■ **Source data**
** start **
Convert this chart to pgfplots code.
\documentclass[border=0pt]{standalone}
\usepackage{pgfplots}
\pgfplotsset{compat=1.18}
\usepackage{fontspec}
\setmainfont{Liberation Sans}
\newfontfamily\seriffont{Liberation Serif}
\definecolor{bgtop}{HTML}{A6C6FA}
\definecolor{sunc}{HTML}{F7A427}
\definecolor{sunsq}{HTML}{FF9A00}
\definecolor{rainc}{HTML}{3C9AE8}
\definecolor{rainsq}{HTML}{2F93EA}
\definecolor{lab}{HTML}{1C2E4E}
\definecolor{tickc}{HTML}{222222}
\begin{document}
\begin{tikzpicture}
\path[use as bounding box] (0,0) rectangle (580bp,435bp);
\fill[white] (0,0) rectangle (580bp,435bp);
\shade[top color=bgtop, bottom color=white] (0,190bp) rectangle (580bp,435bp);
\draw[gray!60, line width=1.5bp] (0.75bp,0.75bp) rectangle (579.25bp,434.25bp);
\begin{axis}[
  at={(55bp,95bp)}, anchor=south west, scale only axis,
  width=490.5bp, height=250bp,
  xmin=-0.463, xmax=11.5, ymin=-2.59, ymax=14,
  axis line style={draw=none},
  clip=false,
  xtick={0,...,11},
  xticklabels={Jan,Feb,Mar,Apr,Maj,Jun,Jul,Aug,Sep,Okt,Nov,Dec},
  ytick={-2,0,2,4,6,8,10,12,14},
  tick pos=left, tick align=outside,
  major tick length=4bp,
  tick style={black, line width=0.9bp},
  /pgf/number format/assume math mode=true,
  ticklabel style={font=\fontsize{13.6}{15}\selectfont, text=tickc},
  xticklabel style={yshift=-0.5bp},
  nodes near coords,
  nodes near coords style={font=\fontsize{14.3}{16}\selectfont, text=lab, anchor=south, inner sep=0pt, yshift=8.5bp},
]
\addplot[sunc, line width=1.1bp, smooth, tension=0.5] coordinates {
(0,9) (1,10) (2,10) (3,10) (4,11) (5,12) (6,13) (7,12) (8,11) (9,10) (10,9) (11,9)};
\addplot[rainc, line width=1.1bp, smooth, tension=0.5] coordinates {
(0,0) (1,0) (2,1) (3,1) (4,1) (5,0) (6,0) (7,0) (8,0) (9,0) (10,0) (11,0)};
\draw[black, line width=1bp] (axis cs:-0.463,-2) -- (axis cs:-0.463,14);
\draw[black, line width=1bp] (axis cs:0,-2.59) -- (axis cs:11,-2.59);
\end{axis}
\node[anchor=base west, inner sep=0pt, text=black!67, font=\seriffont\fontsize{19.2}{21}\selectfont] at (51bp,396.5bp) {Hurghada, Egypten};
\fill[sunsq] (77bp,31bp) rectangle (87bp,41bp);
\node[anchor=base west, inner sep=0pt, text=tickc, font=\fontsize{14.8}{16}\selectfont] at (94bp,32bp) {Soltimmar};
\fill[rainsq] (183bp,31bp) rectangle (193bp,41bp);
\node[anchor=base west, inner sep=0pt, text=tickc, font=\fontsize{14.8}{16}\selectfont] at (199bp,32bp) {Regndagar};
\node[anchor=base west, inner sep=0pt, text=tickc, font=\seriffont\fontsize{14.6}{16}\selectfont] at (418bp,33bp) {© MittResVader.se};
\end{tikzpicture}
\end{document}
** end **
■ **Task objective**
Extract all of the data shown above without alteration.

■ **Response**
Convert this chart to pgfplots code.
\documentclass[border=0pt]{standalone}
\usepackage{pgfplots}
\pgfplotsset{compat=1.18}
\usepackage{fontspec}
\setmainfont{Liberation Sans}
\newfontfamily\seriffont{Liberation Serif}
\definecolor{bgtop}{HTML}{A6C6FA}
\definecolor{sunc}{HTML}{F7A427}
\definecolor{sunsq}{HTML}{FF9A00}
\definecolor{rainc}{HTML}{3C9AE8}
\definecolor{rainsq}{HTML}{2F93EA}
\definecolor{lab}{HTML}{1C2E4E}
\definecolor{tickc}{HTML}{222222}
\begin{document}
\begin{tikzpicture}
\path[use as bounding box] (0,0) rectangle (580bp,435bp);
\fill[white] (0,0) rectangle (580bp,435bp);
\shade[top color=bgtop, bottom color=white] (0,190bp) rectangle (580bp,435bp);
\draw[gray!60, line width=1.5bp] (0.75bp,0.75bp) rectangle (579.25bp,434.25bp);
\begin{axis}[
  at={(55bp,95bp)}, anchor=south west, scale only axis,
  width=490.5bp, height=250bp,
  xmin=-0.463, xmax=11.5, ymin=-2.59, ymax=14,
  axis line style={draw=none},
  clip=false,
  xtick={0,...,11},
  xticklabels={Jan,Feb,Mar,Apr,Maj,Jun,Jul,Aug,Sep,Okt,Nov,Dec},
  ytick={-2,0,2,4,6,8,10,12,14},
  tick pos=left, tick align=outside,
  major tick length=4bp,
  tick style={black, line width=0.9bp},
  /pgf/number format/assume math mode=true,
  ticklabel style={font=\fontsize{13.6}{15}\selectfont, text=tickc},
  xticklabel style={yshift=-0.5bp},
  nodes near coords,
  nodes near coords style={font=\fontsize{14.3}{16}\selectfont, text=lab, anchor=south, inner sep=0pt, yshift=8.5bp},
]
\addplot[sunc, line width=1.1bp, smooth, tension=0.5] coordinates {
(0,9) (1,10) (2,10) (3,10) (4,11) (5,12) (6,13) (7,12) (8,11) (9,10) (10,9) (11,9)};
\addplot[rainc, line width=1.1bp, smooth, tension=0.5] coordinates {
(0,0) (1,0) (2,1) (3,1) (4,1) (5,0) (6,0) (7,0) (8,0) (9,0) (10,0) (11,0)};
\draw[black, line width=1bp] (axis cs:-0.463,-2) -- (axis cs:-0.463,14);
\draw[black, line width=1bp] (axis cs:0,-2.59) -- (axis cs:11,-2.59);
\end{axis}
\node[anchor=base west, inner sep=0pt, text=black!67, font=\seriffont\fontsize{19.2}{21}\selectfont] at (51bp,396.5bp) {Hurghada, Egypten};
\fill[sunsq] (77bp,31bp) rectangle (87bp,41bp);
\node[anchor=base west, inner sep=0pt, text=tickc, font=\fontsize{14.8}{16}\selectfont] at (94bp,32bp) {Soltimmar};
\fill[rainsq] (183bp,31bp) rectangle (193bp,41bp);
\node[anchor=base west, inner sep=0pt, text=tickc, font=\fontsize{14.8}{16}\selectfont] at (199bp,32bp) {Regndagar};
\node[anchor=base west, inner sep=0pt, text=tickc, font=\seriffont\fontsize{14.6}{16}\selectfont] at (418bp,33bp) {© MittResVader.se};
\end{tikzpicture}
\end{document}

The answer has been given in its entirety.